John Samuelson, COO of Earthling Interactive, has no doubt the space helps EI staffers develop effective solutions for clients, and he has another word to describe the vibe — inviting. “It starts with the collaborative side,” he explains. “Anytime we’re looking at one of our clients’ software products, the space invites folks to get up out of their seats and talk to other team members. Whether that’s a meeting at somebody’s desk or in a team member’s office space, or grabbing a conference room, the space invites that.”

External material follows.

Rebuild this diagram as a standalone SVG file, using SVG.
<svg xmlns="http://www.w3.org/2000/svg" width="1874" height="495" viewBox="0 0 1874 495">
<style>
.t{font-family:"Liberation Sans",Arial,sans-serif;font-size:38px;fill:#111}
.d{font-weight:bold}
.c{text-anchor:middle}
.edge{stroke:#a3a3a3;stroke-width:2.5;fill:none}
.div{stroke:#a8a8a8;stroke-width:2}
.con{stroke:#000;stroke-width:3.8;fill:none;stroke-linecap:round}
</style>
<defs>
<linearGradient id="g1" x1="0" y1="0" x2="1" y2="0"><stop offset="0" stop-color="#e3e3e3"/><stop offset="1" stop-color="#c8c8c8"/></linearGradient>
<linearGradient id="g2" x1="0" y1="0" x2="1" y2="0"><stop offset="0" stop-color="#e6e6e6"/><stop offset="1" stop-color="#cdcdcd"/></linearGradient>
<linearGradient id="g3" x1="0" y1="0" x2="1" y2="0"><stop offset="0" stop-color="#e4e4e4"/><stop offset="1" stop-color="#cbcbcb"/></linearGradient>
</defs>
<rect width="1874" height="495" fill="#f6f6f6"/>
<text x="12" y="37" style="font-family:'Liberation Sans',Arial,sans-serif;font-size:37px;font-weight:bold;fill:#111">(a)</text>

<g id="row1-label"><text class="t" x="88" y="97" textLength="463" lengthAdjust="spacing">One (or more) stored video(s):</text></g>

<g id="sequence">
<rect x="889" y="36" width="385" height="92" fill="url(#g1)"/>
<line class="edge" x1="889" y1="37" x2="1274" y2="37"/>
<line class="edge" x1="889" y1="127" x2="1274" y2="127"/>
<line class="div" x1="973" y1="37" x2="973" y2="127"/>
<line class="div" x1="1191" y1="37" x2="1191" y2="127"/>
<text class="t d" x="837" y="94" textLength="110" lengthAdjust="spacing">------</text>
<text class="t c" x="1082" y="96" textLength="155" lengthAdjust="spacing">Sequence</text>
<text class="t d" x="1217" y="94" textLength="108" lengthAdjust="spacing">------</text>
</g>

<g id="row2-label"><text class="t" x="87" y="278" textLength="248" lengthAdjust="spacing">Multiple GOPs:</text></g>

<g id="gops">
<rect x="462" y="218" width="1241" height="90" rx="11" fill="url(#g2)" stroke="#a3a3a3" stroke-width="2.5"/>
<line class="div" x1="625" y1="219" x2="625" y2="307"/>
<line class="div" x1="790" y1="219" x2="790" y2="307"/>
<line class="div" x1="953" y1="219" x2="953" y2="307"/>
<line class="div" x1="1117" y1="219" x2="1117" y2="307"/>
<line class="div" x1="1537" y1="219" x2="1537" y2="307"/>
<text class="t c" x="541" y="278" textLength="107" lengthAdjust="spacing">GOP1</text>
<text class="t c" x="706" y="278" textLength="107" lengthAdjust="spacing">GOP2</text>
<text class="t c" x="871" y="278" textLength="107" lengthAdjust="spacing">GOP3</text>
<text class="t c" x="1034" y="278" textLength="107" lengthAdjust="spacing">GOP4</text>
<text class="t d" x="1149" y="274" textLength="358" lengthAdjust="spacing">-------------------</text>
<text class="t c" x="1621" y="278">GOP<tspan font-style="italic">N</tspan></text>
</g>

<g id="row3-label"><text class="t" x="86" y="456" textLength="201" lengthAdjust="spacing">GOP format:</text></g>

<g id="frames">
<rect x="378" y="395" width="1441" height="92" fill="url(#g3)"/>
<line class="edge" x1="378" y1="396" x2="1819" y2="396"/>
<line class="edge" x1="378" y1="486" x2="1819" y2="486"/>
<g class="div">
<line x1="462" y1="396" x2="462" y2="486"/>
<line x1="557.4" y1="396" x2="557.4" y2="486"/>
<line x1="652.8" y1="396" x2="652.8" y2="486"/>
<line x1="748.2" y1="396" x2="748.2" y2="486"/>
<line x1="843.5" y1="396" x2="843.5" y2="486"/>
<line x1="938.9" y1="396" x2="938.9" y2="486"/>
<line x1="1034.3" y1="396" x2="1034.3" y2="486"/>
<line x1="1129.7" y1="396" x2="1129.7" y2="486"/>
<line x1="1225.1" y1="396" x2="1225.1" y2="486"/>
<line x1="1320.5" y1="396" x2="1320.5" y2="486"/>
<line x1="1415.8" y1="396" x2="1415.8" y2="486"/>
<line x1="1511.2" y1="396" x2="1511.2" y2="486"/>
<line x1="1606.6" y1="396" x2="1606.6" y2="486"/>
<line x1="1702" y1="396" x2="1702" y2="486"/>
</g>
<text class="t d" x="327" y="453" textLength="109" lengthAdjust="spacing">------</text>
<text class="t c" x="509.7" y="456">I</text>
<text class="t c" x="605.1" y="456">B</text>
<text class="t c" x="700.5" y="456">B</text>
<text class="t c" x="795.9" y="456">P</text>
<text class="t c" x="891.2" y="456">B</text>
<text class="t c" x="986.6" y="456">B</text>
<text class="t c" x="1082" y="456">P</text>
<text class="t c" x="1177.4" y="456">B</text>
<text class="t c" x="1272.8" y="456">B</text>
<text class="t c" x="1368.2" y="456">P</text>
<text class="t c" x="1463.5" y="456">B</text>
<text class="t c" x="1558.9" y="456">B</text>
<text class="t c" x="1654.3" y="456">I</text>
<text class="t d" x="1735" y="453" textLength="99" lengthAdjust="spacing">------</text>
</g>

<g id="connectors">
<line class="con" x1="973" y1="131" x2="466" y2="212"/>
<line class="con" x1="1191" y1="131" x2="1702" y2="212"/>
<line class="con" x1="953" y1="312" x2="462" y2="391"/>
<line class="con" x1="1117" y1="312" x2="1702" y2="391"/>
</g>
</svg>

Nordic connects with design
For Nordic, one of the fastest growing companies in Madison, office renovation work isn’t over yet. Several years ago, the consulting company that helps Epic clients get the most out of electronic medical records software moved to the second and third floors — and soon the fourth floor, thanks to continuing growth — of its Regent Street home.
With nearly 200 employees in Dane County and hundreds of others working remotely around the country, it was important to merge disbursed departments in one location. “We had different departments in different buildings, which made it tough to connect on a day-to-day basis,” notes Office Manager Jessica Johnson.
The necessary collaboration takes place among employees and clients, and the space is designed with lower cubed walls to allow in more natural light. The open layout allows for organic conversations, and different kinds of spaces enable workers to grab adjustable seats or surfaces and connect on a project. There are multiple private offices, including some that are doubled up for smaller collaborations, and employees also like to congregate in a naturally lighted central staircase between the third and fourth floors. When weather permits, they connect on a patio.
“Our office is set up to foster creativity, collaboration, and transparency so that we can offer a united front and work together as a team,” Johnson states. “That’s very important to us.”